Did you just forget
this, and that you
responded to it?
Yeah, and? That still wasn't an explanation specifically to what exercise was being affected. Believing something is a sin is a belief, it is not the free exercise of religion the government can affect.
I mean, sure, if you define "exercise of religion" as exclusively "praying and going to church," then the contraceptive rule doesn't burden any exercise of religion (except insofar as it might make praying or going to church awkward, since the person praying or going to church believes he or she is engaging in sinful behavior).
It's not exclusively that. It's also not drinking wine or eating pork, it can be eating Matzot on Passover, it can be eating the body of Christ cracker, it can be not getting an abortion, not having pre-marital sex, not using contraceptives. The key part here is it is things the person does for themselves directly that is an exercise of religion.

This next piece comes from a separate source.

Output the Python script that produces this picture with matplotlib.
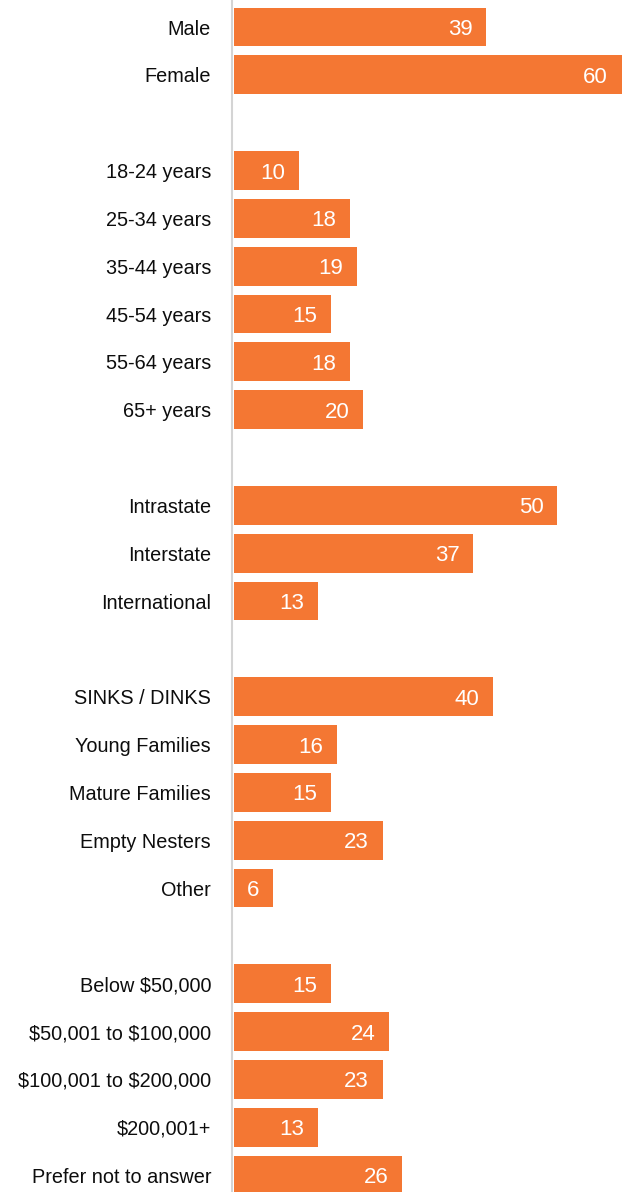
import matplotlib.pyplot as plt
from matplotlib import font_manager

# respondent profile, grouped; None marks a spacer row between groups
labels = [
    "Male", "Female", None,
    "18-24 years", "25-34 years", "35-44 years", "45-54 years", "55-64 years", "65+ years", None,
    "Intrastate", "Interstate", "International", None,
    "SINKS / DINKS", "Young Families", "Mature Families", "Empty Nesters", "Other", None,
    "Below $50,000", "$50,001 to $100,000", "$100,001 to $200,000", "$200,001+", "Prefer not to answer",
]
values = [
    39, 60, None,
    10, 18, 19, 15, 18, 20, None,
    50, 37, 13, None,
    40, 16, 15, 23, 6, None,
    15, 24, 23, 13, 26,
]

names = {f.name for f in font_manager.fontManager.ttflist}
narrow = "Liberation Sans Narrow" in names
plt.rcParams["font.family"] = ["Liberation Sans Narrow" if narrow else "Liberation Sans", "DejaVu Sans"]
plt.rcParams["text.parse_math"] = False
label_size = 17 if narrow else 14.3
value_size = 18 if narrow else 16

bar_color = "#F47733"

fig = plt.figure(figsize=(6.22, 11.92), dpi=100)
ax = fig.add_axes([234 / 622, 0, 1 - 234 / 622, 1])

rows = [i for i, v in enumerate(values) if v is not None]
vals = [values[i] for i in rows]
ax.barh(rows, vals, height=0.81, color=bar_color)

for r, v in zip(rows, vals):
    ax.annotate(str(v), (v, r), xytext=(-10, 0), textcoords="offset points",
                ha="right", va="center_baseline", color="white", fontsize=value_size)

pitch = 1148 / 24
ax.set_xlim(0, 60)
ax.set_ylim(24 + 17 / pitch, -27 / pitch)

ax.set_yticks(rows)
ax.set_yticklabels([labels[i] for i in rows])
ax.tick_params(axis="y", length=0, pad=15, labelsize=label_size, labelcolor="#0d0d0d")
ax.set_xticks([])

for s in ["top", "right", "bottom"]:
    ax.spines[s].set_visible(False)
ax.spines["left"].set_color("#d4d4d4")
ax.spines["left"].set_linewidth(1.5)
ax.spines["left"].set_position(("outward", 1.5))

fig.savefig("out.png", dpi=100)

There's a very good reason no person familiar with the law has raised the argument you're trying to make: it has no legal, factual, or policy basis.
Wrong. Reynolds v US did just that. Thomas Jefferson did as well.
"Believing with you that religion is a matter which
lies solely between Man & his God, that he owes account to none other for his faith or his worship,
that the legitimate powers of government reach actions only, & not opinions, I contemplate with sovereign reverence that act of the whole American people which declared that their legislature should "make no law respecting an establishment of religion, or prohibiting the free exercise thereof," thus building a wall of separation between Church & State. Adhering to this expression of the supreme will of the nation in behalf of the rights of conscience, I shall see with sincere satisfaction the progress of those sentiments which tend to restore to man all his natural rights, convinced he has no natural right in opposition to his social duties."
Reynolds is where Scalia got that quote from I posted earlier.
"to permit this would be to make the professed doctrines of religious belief superior to the law of the land, and in effect to permit every citizen to become a law unto himself."
This is exactly in line with my argument.
APK responded to this, but there's a difference between requiring an employer to compensate its employees in a specified manner on the one hand, and the employer not interfering with how its employees spend their compensation, on the other. If the government commands me to purchase X and provide it to you, that results in a very different analysis for me than if I simply paid you and you purchased X. I don't care what you do with your money; I just care what I do with mine.
First off, as I already explained, they aren't being commanded to purchase contraceptives, as I explained. Secondly, it is no different as I explained as you're still giving money through third parties.
Furthermore, I'd like to point out it isn't a sin to buy contraceptives, even for Hobby Lobby. It's the
use of them that is the sin. Hobby Lobby can go to Walgreens and buy contraceptives and throw them in the trash and that would not be sinful.
So even if Hobby Lobby directly bought contraceptives, which they aren't, nothing about their religion has been violated. It's only if and only if people use them as their intended function (say, instead of water balloons
) where it's an issue for them. But someone else using a contraceptive doesn't affect Hobby Lobby's exercise of religion. They can still refuse to use them for themselves!
Hobby Lobby's argument is that they are being forced to contribute to their use (which they can't actually prove, only assume), but this argument is true just by paying wages itself.
It's also hilarious to see someone argue there's a distinction between the employer reducing ones wages to pay for employer insurance versus not and letting the employee buy it on his own. You're simply changing the tax credits and nothing else.
Why on earth couldn't you? Must buying milk and eggs be an exercise of religion in order for tithing to be an exercise of religion? Or, must buying milk and eggs be an exercise of religion in order for declining to buy alcohol (because one believes consuming alcohol is a sin) to be an exercise of religion? Obviously not.
I don't understand what you're saying here at all.
When a person does, or refrains from doing, something that the person believes he or she is bound by God's commands to do, or refrain from doing, that person is exercising religion. When a person does, or refrains from doing, something which the person believes is permitted but not required by God's commands, that person is not exercising religion. "Spending money" could fall in either of those categories, and so may be an exercise of religion, or not, depending on the facts of the particular situation.
I didn't say spending money can never be religious (though I think some argument can be made with the caveat that spending and charity aren't the same). I said in the context of the issue, it's always or never.
If you believe contraceptives are a sin, then if you spend money on it indirectly, you believe it doesn't violate your religious exercise. You can't argue spending it indirectly in this manner matters and this other manner does not.
Hobby Lobby hasn't argued their taxes covering federal workers insurance that covers birth control violates their exercise of religion, but they're arguing them covering their own workers insurance that does that does. That's an inconsistent position. Either both do or none do!